I confirmed that the allocation is happening by adding a log line to readBytes right before the allocation here:
Lines 643 to 648 in 0fbaef5
| func (r *reader) readBytes(t tag.Tag, vr string, vl uint32) (Value, error) { | |
| // TODO: add special handling of PixelData | |
| if vr == vrraw.OtherByte || vr == vrraw.Unknown { | |
| data := make([]byte, vl) | |
| _, err := io.ReadFull(r.rawReader, data) | |
| return &bytesValue{value: data}, err |
I'm not entirely sure what the correct behaviour here is per the spec. From 7.1.1 Data Element Fields:
Undefined Lengths may be used for Data Elements having the Value Representation (VR) Sequence of Items (SQ) and Unknown (UN).
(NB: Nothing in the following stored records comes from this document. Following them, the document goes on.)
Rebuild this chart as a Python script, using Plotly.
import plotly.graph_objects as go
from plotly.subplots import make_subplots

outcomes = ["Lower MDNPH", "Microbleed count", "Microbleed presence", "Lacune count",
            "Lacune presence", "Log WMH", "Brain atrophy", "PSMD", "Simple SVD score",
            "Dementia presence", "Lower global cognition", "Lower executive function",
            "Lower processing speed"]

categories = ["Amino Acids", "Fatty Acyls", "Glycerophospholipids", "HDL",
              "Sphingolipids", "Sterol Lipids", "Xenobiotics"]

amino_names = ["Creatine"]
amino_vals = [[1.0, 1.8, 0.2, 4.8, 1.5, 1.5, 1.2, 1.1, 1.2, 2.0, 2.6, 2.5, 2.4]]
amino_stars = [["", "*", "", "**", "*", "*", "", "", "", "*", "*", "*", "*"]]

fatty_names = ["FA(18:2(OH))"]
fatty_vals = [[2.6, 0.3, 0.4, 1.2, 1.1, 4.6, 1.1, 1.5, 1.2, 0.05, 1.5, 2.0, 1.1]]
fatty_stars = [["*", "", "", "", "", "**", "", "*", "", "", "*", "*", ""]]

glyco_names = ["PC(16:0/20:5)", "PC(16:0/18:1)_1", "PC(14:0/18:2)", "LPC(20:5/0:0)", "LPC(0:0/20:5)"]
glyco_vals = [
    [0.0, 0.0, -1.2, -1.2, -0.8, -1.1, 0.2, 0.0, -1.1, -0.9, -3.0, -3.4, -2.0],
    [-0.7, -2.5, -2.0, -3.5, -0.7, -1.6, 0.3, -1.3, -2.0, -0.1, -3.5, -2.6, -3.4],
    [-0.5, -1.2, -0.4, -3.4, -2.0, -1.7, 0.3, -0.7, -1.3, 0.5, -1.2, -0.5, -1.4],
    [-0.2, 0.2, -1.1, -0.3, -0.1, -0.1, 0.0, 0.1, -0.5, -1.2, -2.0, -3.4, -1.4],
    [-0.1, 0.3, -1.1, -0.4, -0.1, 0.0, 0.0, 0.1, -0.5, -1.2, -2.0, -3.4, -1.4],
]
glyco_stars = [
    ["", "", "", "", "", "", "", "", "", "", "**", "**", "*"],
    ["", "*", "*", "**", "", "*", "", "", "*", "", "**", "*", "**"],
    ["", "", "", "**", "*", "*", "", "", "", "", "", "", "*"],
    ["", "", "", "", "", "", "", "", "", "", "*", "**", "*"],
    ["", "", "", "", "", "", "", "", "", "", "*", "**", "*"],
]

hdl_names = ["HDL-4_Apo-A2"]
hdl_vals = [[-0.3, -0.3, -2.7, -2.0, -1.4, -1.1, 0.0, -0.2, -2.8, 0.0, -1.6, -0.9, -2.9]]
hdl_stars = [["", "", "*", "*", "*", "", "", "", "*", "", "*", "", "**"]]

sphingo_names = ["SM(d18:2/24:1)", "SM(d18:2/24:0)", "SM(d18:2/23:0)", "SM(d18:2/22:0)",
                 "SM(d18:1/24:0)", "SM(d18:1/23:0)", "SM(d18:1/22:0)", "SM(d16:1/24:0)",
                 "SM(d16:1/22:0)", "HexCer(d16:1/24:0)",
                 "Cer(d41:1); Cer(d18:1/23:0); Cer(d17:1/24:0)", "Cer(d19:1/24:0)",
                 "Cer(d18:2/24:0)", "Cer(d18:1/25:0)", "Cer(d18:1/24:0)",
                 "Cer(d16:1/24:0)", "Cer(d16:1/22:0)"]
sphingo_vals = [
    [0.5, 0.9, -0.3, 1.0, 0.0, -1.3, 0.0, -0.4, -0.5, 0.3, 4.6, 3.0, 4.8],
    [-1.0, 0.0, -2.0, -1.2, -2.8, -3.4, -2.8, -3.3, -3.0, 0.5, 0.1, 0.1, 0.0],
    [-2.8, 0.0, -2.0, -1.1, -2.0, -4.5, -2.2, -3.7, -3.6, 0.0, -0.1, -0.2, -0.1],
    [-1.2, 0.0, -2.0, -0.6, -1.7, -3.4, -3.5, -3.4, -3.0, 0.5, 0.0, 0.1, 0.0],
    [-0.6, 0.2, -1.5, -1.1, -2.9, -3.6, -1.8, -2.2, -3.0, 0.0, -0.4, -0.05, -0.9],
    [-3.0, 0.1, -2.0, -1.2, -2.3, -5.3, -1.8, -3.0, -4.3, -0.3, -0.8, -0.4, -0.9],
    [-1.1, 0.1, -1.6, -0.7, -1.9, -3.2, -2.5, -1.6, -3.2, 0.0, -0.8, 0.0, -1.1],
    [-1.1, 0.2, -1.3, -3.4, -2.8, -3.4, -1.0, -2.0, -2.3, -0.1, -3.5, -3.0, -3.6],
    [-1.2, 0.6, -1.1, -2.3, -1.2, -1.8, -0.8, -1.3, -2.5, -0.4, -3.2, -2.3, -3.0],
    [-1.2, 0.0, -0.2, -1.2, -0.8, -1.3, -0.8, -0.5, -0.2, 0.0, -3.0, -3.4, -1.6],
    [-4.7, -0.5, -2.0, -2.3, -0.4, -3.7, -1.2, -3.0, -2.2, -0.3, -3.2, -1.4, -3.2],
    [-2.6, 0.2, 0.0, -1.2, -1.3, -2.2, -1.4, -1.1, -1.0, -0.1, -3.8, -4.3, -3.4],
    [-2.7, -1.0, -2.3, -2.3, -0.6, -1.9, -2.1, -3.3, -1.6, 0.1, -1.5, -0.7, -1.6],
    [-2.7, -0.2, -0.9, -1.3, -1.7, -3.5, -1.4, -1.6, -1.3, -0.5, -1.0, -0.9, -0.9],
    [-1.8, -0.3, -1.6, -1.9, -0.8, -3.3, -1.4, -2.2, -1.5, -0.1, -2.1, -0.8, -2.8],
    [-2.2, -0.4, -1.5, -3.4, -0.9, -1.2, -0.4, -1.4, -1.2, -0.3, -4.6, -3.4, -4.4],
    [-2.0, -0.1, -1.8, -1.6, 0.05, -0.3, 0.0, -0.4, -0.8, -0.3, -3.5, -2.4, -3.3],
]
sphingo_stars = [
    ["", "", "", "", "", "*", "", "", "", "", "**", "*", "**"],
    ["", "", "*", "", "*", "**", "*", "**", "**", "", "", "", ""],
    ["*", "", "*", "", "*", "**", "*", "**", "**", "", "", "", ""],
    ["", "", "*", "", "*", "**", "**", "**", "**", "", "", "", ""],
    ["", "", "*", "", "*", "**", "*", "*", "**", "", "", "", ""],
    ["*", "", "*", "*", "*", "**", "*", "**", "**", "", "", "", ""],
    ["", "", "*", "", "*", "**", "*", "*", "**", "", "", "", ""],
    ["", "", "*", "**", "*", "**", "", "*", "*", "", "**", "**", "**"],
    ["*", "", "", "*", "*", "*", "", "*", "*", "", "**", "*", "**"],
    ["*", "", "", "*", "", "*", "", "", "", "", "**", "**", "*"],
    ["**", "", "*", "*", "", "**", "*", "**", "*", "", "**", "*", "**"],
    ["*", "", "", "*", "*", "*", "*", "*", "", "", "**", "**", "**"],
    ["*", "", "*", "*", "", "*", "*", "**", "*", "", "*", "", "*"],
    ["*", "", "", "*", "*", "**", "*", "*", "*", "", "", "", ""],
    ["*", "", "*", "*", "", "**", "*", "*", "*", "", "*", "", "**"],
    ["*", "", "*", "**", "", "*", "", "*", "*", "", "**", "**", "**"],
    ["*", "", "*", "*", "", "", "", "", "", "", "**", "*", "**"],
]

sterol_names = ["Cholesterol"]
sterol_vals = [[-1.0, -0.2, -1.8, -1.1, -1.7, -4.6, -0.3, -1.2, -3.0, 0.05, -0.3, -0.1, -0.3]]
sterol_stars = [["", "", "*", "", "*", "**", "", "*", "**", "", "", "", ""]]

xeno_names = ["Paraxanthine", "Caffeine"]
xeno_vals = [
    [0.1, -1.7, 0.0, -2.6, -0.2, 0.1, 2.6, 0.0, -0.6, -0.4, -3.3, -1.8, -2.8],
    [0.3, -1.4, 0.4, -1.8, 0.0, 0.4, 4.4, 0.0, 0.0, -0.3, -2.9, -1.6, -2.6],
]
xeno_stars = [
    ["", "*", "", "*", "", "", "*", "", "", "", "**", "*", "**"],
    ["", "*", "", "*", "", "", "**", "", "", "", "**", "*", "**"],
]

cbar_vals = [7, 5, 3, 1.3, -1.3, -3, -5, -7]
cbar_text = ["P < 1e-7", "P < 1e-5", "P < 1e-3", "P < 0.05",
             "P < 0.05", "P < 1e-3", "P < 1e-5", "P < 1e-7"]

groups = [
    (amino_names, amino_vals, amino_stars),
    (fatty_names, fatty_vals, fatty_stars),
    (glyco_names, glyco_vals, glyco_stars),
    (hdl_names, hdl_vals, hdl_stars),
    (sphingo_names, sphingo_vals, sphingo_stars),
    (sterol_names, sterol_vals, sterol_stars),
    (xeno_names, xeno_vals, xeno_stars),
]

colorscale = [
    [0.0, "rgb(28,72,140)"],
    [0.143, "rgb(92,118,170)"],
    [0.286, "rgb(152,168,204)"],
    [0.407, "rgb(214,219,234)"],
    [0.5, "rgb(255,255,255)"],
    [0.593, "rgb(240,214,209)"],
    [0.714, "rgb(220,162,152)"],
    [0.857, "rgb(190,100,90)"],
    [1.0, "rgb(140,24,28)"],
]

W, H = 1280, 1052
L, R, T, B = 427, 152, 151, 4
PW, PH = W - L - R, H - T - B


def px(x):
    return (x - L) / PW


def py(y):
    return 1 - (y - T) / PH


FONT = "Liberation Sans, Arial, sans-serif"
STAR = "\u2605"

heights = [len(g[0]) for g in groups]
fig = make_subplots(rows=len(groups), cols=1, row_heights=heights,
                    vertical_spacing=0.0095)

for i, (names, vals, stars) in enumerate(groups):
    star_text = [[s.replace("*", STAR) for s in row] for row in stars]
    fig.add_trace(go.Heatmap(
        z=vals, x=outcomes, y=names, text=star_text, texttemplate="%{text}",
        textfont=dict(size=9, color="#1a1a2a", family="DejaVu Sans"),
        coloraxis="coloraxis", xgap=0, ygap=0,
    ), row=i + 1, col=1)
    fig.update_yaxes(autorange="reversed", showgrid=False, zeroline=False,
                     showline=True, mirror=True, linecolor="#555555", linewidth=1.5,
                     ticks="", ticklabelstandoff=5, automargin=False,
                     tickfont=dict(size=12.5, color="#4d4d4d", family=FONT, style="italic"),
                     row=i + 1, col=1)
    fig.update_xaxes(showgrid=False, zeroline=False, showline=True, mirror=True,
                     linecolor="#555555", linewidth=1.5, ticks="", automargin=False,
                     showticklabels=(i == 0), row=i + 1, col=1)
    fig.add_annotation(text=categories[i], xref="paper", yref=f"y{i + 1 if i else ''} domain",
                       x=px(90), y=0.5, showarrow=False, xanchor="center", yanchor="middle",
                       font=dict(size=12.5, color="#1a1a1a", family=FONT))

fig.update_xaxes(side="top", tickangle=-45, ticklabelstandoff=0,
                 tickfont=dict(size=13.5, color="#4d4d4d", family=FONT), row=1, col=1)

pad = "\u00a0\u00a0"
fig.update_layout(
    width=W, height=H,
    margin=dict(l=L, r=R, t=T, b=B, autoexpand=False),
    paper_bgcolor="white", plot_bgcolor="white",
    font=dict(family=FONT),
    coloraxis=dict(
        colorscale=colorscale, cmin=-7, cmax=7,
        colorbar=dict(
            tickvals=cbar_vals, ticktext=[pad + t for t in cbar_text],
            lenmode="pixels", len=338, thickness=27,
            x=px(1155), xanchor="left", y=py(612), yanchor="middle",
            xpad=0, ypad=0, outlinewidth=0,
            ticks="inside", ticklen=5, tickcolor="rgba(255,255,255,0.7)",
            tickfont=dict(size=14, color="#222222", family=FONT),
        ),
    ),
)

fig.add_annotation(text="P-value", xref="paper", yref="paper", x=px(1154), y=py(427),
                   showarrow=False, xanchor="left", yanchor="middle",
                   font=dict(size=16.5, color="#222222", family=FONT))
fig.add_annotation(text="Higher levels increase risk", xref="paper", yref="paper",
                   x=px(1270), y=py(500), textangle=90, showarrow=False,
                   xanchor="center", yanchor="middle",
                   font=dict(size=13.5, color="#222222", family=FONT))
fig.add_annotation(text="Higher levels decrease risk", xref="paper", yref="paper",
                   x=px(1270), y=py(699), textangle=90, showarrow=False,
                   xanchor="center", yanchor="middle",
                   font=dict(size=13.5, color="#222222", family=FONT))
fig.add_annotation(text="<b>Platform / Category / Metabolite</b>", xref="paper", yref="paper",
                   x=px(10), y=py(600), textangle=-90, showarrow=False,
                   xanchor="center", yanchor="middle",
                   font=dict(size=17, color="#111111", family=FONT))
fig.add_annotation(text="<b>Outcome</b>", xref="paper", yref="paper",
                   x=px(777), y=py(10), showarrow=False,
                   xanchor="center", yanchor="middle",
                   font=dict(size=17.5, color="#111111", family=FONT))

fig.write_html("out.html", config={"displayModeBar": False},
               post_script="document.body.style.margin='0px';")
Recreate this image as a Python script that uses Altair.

For Data Elements with Value Representation OW or OB Undefined Length may be used depending on the negotiated Transfer Syntax
My interpretation of this is that Undefined Length should not be permitted for OB or OW, unless the transfer syntax specifies an exception (e.g. pixel data may be encoded as OB with Undefined Length).
Given that exceptions like pixel data should already be handled, I think a pretty safe fix would be to add a check to both readBytes and readString to preemptively reject the read if the vl is tag.VLUndefinedLength. I'll make a PR along those lines, but would appreciate your input on my interpretation of the spec in this instance.